In the listing below, locate the lines that hold the string "this". Copy those lines.

*INFORMATION PROVIDED:*
========

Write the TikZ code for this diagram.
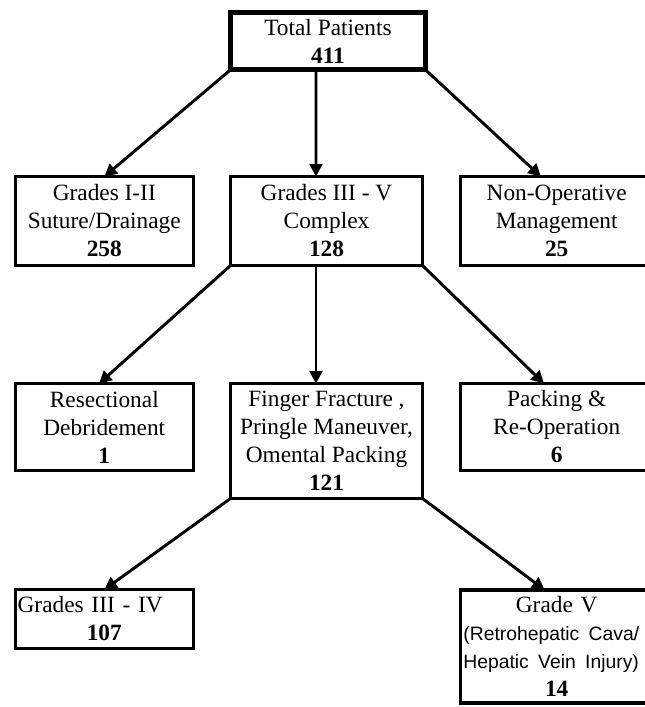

========

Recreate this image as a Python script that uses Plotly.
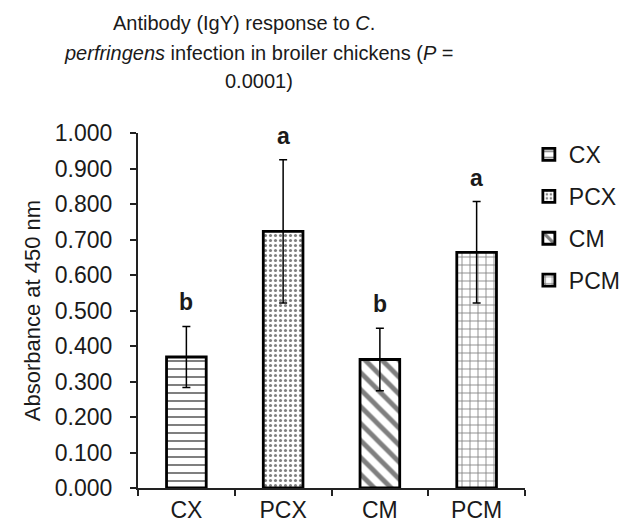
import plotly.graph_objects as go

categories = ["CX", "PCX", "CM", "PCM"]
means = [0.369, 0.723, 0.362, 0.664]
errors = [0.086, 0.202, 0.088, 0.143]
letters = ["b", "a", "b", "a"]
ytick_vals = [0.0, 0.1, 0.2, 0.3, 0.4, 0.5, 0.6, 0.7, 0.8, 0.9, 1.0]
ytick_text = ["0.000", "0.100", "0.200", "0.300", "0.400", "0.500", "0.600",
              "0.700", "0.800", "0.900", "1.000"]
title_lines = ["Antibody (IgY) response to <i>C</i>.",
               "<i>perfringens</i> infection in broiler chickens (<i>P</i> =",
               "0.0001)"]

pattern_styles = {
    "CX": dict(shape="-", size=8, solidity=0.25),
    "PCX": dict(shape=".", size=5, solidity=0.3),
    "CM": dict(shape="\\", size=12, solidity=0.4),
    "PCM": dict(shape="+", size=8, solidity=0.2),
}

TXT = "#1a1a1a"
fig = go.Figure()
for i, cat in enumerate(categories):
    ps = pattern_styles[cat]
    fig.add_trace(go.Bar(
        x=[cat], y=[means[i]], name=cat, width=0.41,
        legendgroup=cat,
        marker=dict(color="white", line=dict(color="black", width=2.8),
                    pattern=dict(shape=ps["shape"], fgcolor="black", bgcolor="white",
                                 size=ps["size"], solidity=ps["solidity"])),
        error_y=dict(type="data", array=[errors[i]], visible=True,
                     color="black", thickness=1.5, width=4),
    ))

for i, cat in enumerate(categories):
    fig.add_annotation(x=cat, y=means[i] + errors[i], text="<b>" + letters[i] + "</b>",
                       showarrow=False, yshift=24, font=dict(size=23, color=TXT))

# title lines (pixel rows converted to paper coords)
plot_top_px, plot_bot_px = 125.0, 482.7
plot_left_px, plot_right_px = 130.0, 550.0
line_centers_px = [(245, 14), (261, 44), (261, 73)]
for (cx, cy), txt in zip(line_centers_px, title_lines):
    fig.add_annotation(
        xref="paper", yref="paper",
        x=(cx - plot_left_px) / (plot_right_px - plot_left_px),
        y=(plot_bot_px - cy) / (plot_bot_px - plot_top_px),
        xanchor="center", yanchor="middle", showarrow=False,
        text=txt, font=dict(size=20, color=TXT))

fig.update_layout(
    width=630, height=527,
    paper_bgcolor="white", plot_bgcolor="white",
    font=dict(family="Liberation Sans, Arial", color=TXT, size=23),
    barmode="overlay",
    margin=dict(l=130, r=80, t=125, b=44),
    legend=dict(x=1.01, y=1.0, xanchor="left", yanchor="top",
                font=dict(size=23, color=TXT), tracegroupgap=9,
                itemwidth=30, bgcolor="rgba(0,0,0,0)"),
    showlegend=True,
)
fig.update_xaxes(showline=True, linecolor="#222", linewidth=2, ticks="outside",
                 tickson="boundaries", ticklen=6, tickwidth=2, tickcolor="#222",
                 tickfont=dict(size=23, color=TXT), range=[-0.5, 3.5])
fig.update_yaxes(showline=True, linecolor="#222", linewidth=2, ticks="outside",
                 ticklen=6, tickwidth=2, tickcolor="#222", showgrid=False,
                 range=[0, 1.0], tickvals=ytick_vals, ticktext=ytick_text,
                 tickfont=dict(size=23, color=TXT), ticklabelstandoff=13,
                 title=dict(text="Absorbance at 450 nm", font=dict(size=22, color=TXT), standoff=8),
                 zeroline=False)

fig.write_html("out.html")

========

*ANSWER BELOW:*
Write the TikZ code for this diagram.
Recreate this image as a Python script that uses Plotly.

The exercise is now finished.